Mamma Mia! (Queensland Musical Theatre)
Twelfth Night Theatre
November 5 – 14
Since opening in London in 1999, the jukebox musical “Mamma Mia!” has become a global phenomenon, with good reason. The ultimate feel-good show is the type that can be returned to again and again, such is the combined appeal of its score of ABBA hits and celebratory sentiment. Still, it is interesting to see how different companies but their own stamps on the show’s formula, and in this regard Queensland Musical Theatre’s production stands tall.
The wafer-thin plot is of a young woman’s search for her birth father. On the eve of her wedding, Sophie (Sophie Mason) tells the audience how her quest to discover the identity of her father has seen her invite three men from her free-spirited mother’s past back to the Greek island paradise they last visited 20 years ago…. on the eve of Sophie’s wedding to loyal and loving Sky (Christopher Morphett-Wheatley). Sophie assumes that she will feel an immediate connection to one of the men so that he can walk her down the aisle, however, things don’t go exactly to plan, especially as the men are reunited with Sophie’s single-mother Donna (Carole Williams). The result is a light-hearted musical comedy celebration of love, laughter and friendship.

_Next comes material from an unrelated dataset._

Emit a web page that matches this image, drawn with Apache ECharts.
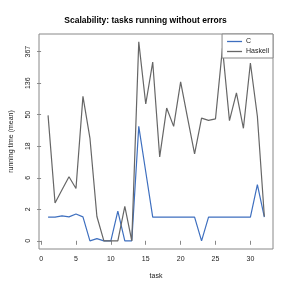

What makes the musical so joyful is the brilliance of ABBA’s strong story-led lyrics which weaves the songs into the storyline. Even from the opening overture montage of instrumental versions of ABBA’s hits, there is a display of excellence. Under Julie Whiting’s musical direction, the score still unfolds with some interesting touches to make it the company’s own, such as a synthy sounding ‘Honey Honey’, in which Sophie discovers her mother’s old diary, complete with intimate description of her dates with the three men, and the Greek musical characteristics that appear woven within the instrumentation of Act Two’s closer, ‘I Have a Dream’.
Bec Swain’s choreography transitions the musical numbers along with effortless efficiency, such as when Donna’s best friends, and former Donna and the Dynamos girl group, Tanya (Lisa Alsop) and Rosie (Fiona Buchanan) move us from their attempt to cheer her up with ‘Chiquitita’ to effort to convince her that she can still be the ‘Dancing Queen’ she once was in a full-scale ensemble number. The title track is similarly, smoothly punctuated by pop-up appearances of a Greek chorus of sorts and the stylised, out-of-place Act Two opener ‘Under Attack”, which sees Sophie having a nightmare, involving her three possible fathers all fighting for the right to walk her down the aisle, is up there with its best realisations. Similarly, the flipper boys of ‘Lay All Your Love on Me, elicit the most amplified audience reaction, thanks mostly to Darcy Rhodes, whose elevated performance of Sky’s goofy bartender best man Pepper steals every scene. And when he attempts to woo the much-older, thrice divorced Tanya in a fun and flirty ‘Does Your Mother Know’, his acrobatic animation makes for a standout number.
As with previous Queensland Musical Theatre shows, “Mamma Mia” consists of a large ensemble, all of whom project an infectious energy throughout. The lead and supporting roles are perfectly cast, with some obvious standouts. Buchanan is simply wonderful as the wisecracking, clumsy and fun Rosie. She dominates in her comic role, especially during Rosie’s wedding day proposition of Bill (David McLaughlin) in ‘Take a Chance on Me’’. Together, Buchanan and McLaughlin represent another highlight, given their genuine chemistry, her physical comedy and his animated facial expressions, which tell us so much more than his dialogue alone ever could.
Jordan Ross as Sam and Peter Bothams as ‘Headbanger’ Harry, McLaughlin delivers strong Act Two musical numbers in ‘Knowing Me, Knowing You’ and ‘Our Last Summer’ and Williams, Alsop and Buchanan harmonise together beautifully as Donna and Dynamos. Mason has a lovely singing voice that provides some touching moments to young and optimistic bride-to-be Sophie’s journey. And in the role made famous by Meryl Streep in the movie adaptation, Williams layers strong-willed single mother Donna with some fragility in her ‘The Winner Takes It All’ admission to Sam that he broke her heart.
While opening night sees some microphone issues and a whole lot of unnecessary theatre haze, the vitality, entertainment and engagement of this “Mamma Mia!” is undeniable. Its celebration of ABBA’s 70’s music by a cast of talented performers, creates a joyously energetic experience, which is only amplified by its now-traditional finale medley of ABBA hits and accompanying audience rise to their feet to sing and dance having the time of their lives, ‘Dancing Queen’ style.